ASIC considered it was an appropriate time to reassess these requirements to ensure they continued to meet their original policy intentions and to confirm that responsible entities were operating as entities of substance.
This review was primarily prompted by several key factors:
- The recent collapses of the First Guardian and Shield Master Funds, which exposed significant deficiencies in the financial resilience of some responsible entities.
- The failures of these managed funds placing more than $1 billion of investor funds at risk, highlighting the potential for substantial financial harm.
- The reality that the financial thresholds forming the basis of the NTA requirement had not been updated since 1 July 2013.
Understanding the Core Objectives of the Net Tangible Assets Requirement
The NTA requirement for a fund manager is not arbitrary; rather, it is based on several established objectives designed to protect investors and maintain stability within managed investment schemes.
Specifically, ASIC outlined four core purposes for the NTA requirement.
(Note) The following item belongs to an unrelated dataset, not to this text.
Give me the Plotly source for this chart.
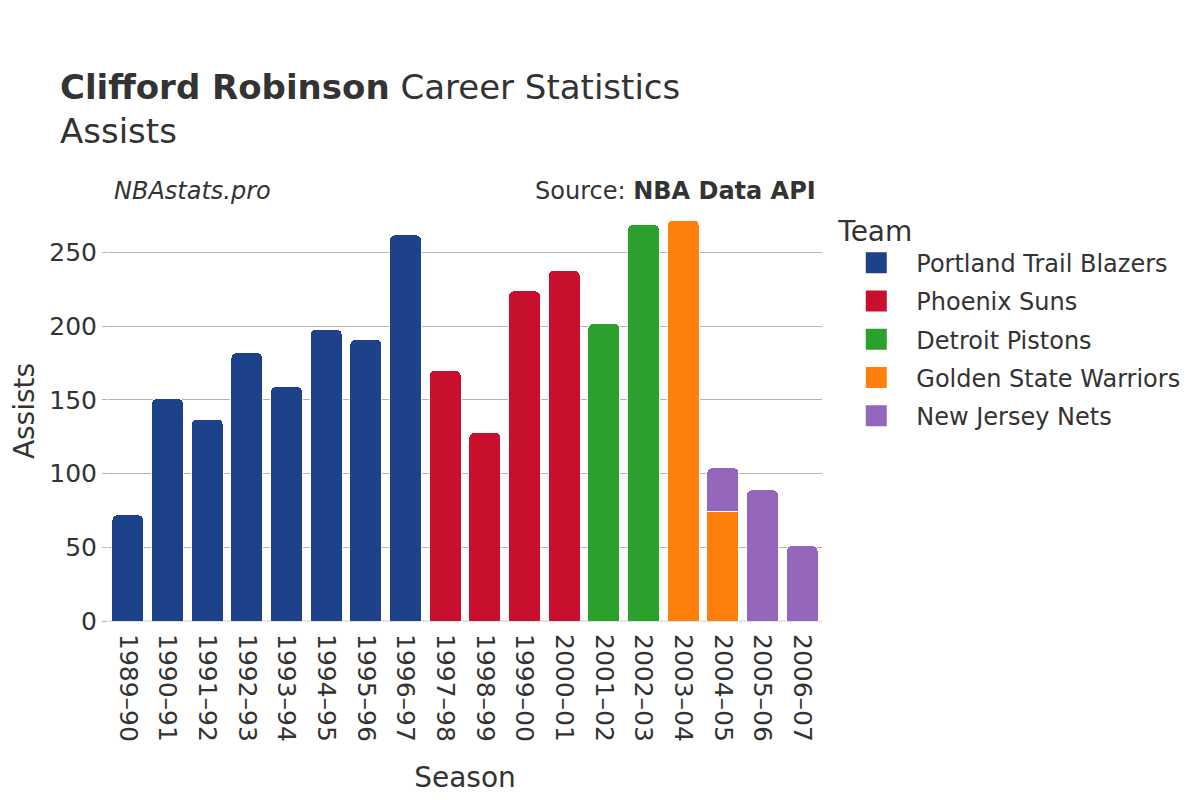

These objectives are to:
- Ensure adequate financial resources: The responsible entity must have enough capital to meet all its operating costs, which includes the expenses associated with its regulatory compliance obligations under the Corporations Act 2001 (Cth).
- Align interests with members: By requiring the responsible entity to maintain sufficient equity in its own business, the NTA requirement helps to align its financial interests with the success and stability of the scheme members’ investments.
- Provide a buffer for failure: The requirement ensures a financial buffer is available to facilitate an orderly transition to a new responsible entity or to wind up the scheme if the entity fails.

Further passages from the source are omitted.